Return only the lines from the top of the data down to the one that holds "import numpy as np", both included, without any pictures.

'''

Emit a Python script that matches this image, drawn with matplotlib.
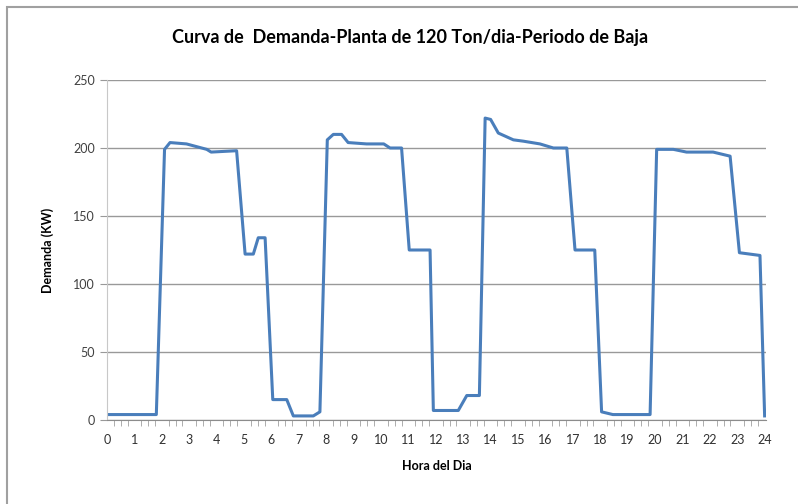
import matplotlib.pyplot as plt
import matplotlib.patches as patches
import numpy as np

# hora del dia (h) y demanda (kW)
horas = [0.0, 1.8, 2.1, 2.3, 2.9, 3.27, 3.64, 3.8, 4.73,
         5.04, 5.34, 5.52, 5.77,
         6.05, 6.56, 6.8, 7.53, 7.77,
         8.04, 8.26, 8.56, 8.8, 9.47, 9.95, 10.1, 10.33, 10.75,
         11.03, 11.79,
         11.91, 12.82, 13.13, 13.59,
         13.8, 14.0, 14.28, 14.5, 14.83, 15.2, 15.8, 16.29, 16.78,
         17.08, 17.8,
         18.05, 18.46, 19.82,
         20.06, 20.67, 21.15, 22.12, 22.74,
         23.08, 23.83, 24.0]
demanda = [4, 4, 199, 204, 203, 201, 199, 197, 198,
           122, 122, 134, 134,
           15, 15, 3, 3, 6,
           206, 210, 210, 204, 203, 203, 203, 200, 200,
           125, 125,
           7, 7, 18, 18,
           222, 221, 211, 209, 206, 205, 203, 200, 200,
           125, 125,
           6, 4, 4,
           199, 199, 197, 197, 194,
           123, 121, 3]

etiquetas_x = [str(i) for i in range(25)]

fig = plt.figure(figsize=(7.98, 5.04), dpi=100)
ax = fig.add_axes([107/798, 84/504, (766-107)/798, 340/504])

ax.plot(horas, demanda, color='#4A7EBB', linewidth=2.2, solid_joinstyle='round')

ax.set_xlim(0, 24.05)
ax.set_ylim(0, 250)
ax.set_yticks([0, 50, 100, 150, 200, 250])
ax.set_xticks(range(25))
ax.set_xticklabels(etiquetas_x)
ax.set_xticks(np.arange(0, 24.01, 0.25), minor=True)

ax.grid(axis='y', color='#999999', linewidth=1)
ax.set_axisbelow(True)
for s in ['top', 'right']:
    ax.spines[s].set_visible(False)
ax.spines['left'].set_color('#C8C8C8')
ax.spines['bottom'].set_color('#8C8C8C')

ax.tick_params(axis='y', length=5, color='#999999', labelsize=9, labelcolor='#404040')
ax.tick_params(axis='x', which='major', length=0, labelsize=9, pad=10, labelcolor='#303030')
ax.tick_params(axis='x', which='minor', length=4, color='#A0A0A0', direction='out')
for t in ax.get_xticklabels() + ax.get_yticklabels():
    t.set_family('Lato')

fig.text(410/798, 1 - 37/504, 'Curva de  Demanda-Planta de 120 Ton/dia-Periodo de Baja',
         fontsize=13, fontweight='bold', family='Lato', ha='center', va='center')
ax.set_xlabel('Hora del Dia', fontsize=9, fontweight='bold', family='Lato', labelpad=10)
ax.set_ylabel('Demanda (KW)', fontsize=9, fontweight='bold', family='Lato', labelpad=14)

# borde del grafico
fig.add_artist(patches.Rectangle((7/798, -0.1), 2, 1 - 7/504 + 0.1,
                                 transform=fig.transFigure, fill=False,
                                 edgecolor='#A0A0A0', linewidth=1.5))

fig.savefig('out.png', dpi=100)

'''

**SOLUTION TO THIS PROBLEM:**
Emit a Python script that matches this image, drawn with matplotlib.
import matplotlib.pyplot as plt
import matplotlib.patches as patches
import numpy as np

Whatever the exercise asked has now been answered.